- WRITTEN EXERCISE
Exactly as written, retype the listing below, omitting the pictures.

- DATA EXCERPT
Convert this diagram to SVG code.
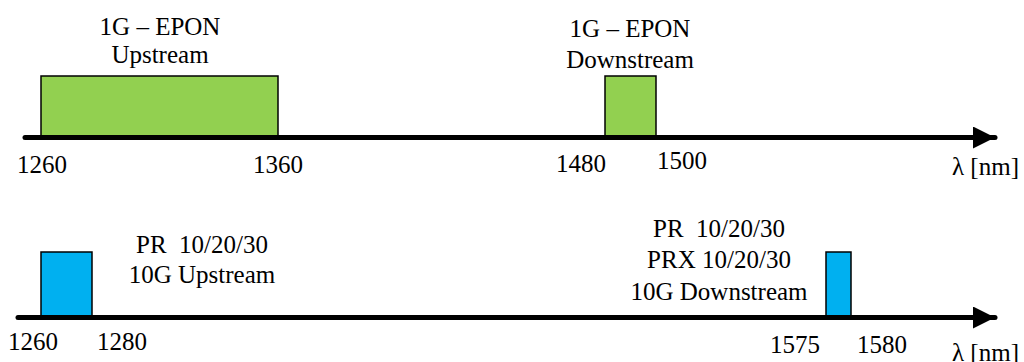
<svg xmlns="http://www.w3.org/2000/svg" width="1024" height="362" viewBox="0 0 1024 362" font-family="'Liberation Serif', 'Times New Roman', serif" font-size="25">
  <style>
    text { font-family: 'Liberation Serif', 'Times New Roman', serif; font-size: 25px; fill: #000; }
    .mid { text-anchor: middle; }
    .axis { stroke: #000; stroke-width: 5; stroke-linecap: round; fill: none; }
    .g { fill: #92d050; stroke: #000; stroke-width: 1.5; }
    .b { fill: #00b0f0; stroke: #000; stroke-width: 1.5; }
  </style>
  <defs>
    <marker id="arrow" markerUnits="userSpaceOnUse" markerWidth="24" markerHeight="22" refX="22" refY="11" orient="auto">
      <path d="M0,0 L22,11 L0,22 Z" fill="#000"/>
    </marker>
  </defs>

  <!-- 1G-EPON bands (top axis) -->
  <g id="epon-up">
    <rect class="g" x="41" y="76" width="237" height="61"/>
    <text class="mid" x="160" y="35">1G – EPON</text>
    <text class="mid" x="160" y="63">Upstream</text>
  </g>
  <g id="epon-down">
    <rect class="g" x="605" y="76" width="51" height="61"/>
    <text class="mid" x="630" y="37">1G – EPON</text>
    <text class="mid" x="630" y="68">Downstream</text>
  </g>

  <!-- 10G bands (bottom axis) -->
  <g id="tenG-up">
    <rect class="b" x="41" y="252" width="51" height="65"/>
    <text class="mid" x="202" y="253" xml:space="preserve">PR  10/20/30</text>
    <text class="mid" x="202" y="283">10G Upstream</text>
  </g>
  <g id="tenG-down">
    <rect class="b" x="826" y="252" width="25" height="65"/>
    <text class="mid" x="719" y="237" xml:space="preserve">PR  10/20/30</text>
    <text class="mid" x="719" y="268">PRX 10/20/30</text>
    <text class="mid" x="719" y="300">10G Downstream</text>
  </g>

  <!-- wavelength axes -->
  <g id="connectors">
    <line class="axis" x1="25" y1="137.5" x2="995" y2="137.5" marker-end="url(#arrow)"/>
    <line class="axis" x1="18" y1="317.5" x2="995" y2="317.5" marker-end="url(#arrow)"/>
  </g>

  <!-- tick labels -->
  <g id="labels-top">
    <text x="17" y="173">1260</text>
    <text x="253" y="173">1360</text>
    <text x="556" y="172">1480</text>
    <text x="657" y="169">1500</text>
    <text x="952" y="175">λ [nm]</text>
  </g>
  <g id="labels-bottom">
    <text x="8" y="350">1260</text>
    <text x="97" y="350">1280</text>
    <text x="770" y="353">1575</text>
    <text x="857" y="353">1580</text>
    <text x="952" y="361">λ [nm]</text>
  </g>
</svg>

- COMPLETE OUTPUT
Convert this diagram to SVG code.
<svg xmlns="http://www.w3.org/2000/svg" width="1024" height="362" viewBox="0 0 1024 362" font-family="'Liberation Serif', 'Times New Roman', serif" font-size="25">
  <style>
    text { font-family: 'Liberation Serif', 'Times New Roman', serif; font-size: 25px; fill: #000; }
    .mid { text-anchor: middle; }
    .axis { stroke: #000; stroke-width: 5; stroke-linecap: round; fill: none; }
    .g { fill: #92d050; stroke: #000; stroke-width: 1.5; }
    .b { fill: #00b0f0; stroke: #000; stroke-width: 1.5; }
  </style>
  <defs>
    <marker id="arrow" markerUnits="userSpaceOnUse" markerWidth="24" markerHeight="22" refX="22" refY="11" orient="auto">
      <path d="M0,0 L22,11 L0,22 Z" fill="#000"/>
    </marker>
  </defs>

  <!-- 1G-EPON bands (top axis) -->
  <g id="epon-up">
    <rect class="g" x="41" y="76" width="237" height="61"/>
    <text class="mid" x="160" y="35">1G – EPON</text>
    <text class="mid" x="160" y="63">Upstream</text>
  </g>
  <g id="epon-down">
    <rect class="g" x="605" y="76" width="51" height="61"/>
    <text class="mid" x="630" y="37">1G – EPON</text>
    <text class="mid" x="630" y="68">Downstream</text>
  </g>

  <!-- 10G bands (bottom axis) -->
  <g id="tenG-up">
    <rect class="b" x="41" y="252" width="51" height="65"/>
    <text class="mid" x="202" y="253" xml:space="preserve">PR  10/20/30</text>
    <text class="mid" x="202" y="283">10G Upstream</text>
  </g>
  <g id="tenG-down">
    <rect class="b" x="826" y="252" width="25" height="65"/>
    <text class="mid" x="719" y="237" xml:space="preserve">PR  10/20/30</text>
    <text class="mid" x="719" y="268">PRX 10/20/30</text>
    <text class="mid" x="719" y="300">10G Downstream</text>
  </g>

  <!-- wavelength axes -->
  <g id="connectors">
    <line class="axis" x1="25" y1="137.5" x2="995" y2="137.5" marker-end="url(#arrow)"/>
    <line class="axis" x1="18" y1="317.5" x2="995" y2="317.5" marker-end="url(#arrow)"/>
  </g>

  <!-- tick labels -->
  <g id="labels-top">
    <text x="17" y="173">1260</text>
    <text x="253" y="173">1360</text>
    <text x="556" y="172">1480</text>
    <text x="657" y="169">1500</text>
    <text x="952" y="175">λ [nm]</text>
  </g>
  <g id="labels-bottom">
    <text x="8" y="350">1260</text>
    <text x="97" y="350">1280</text>
    <text x="770" y="353">1575</text>
    <text x="857" y="353">1580</text>
    <text x="952" y="361">λ [nm]</text>
  </g>
</svg>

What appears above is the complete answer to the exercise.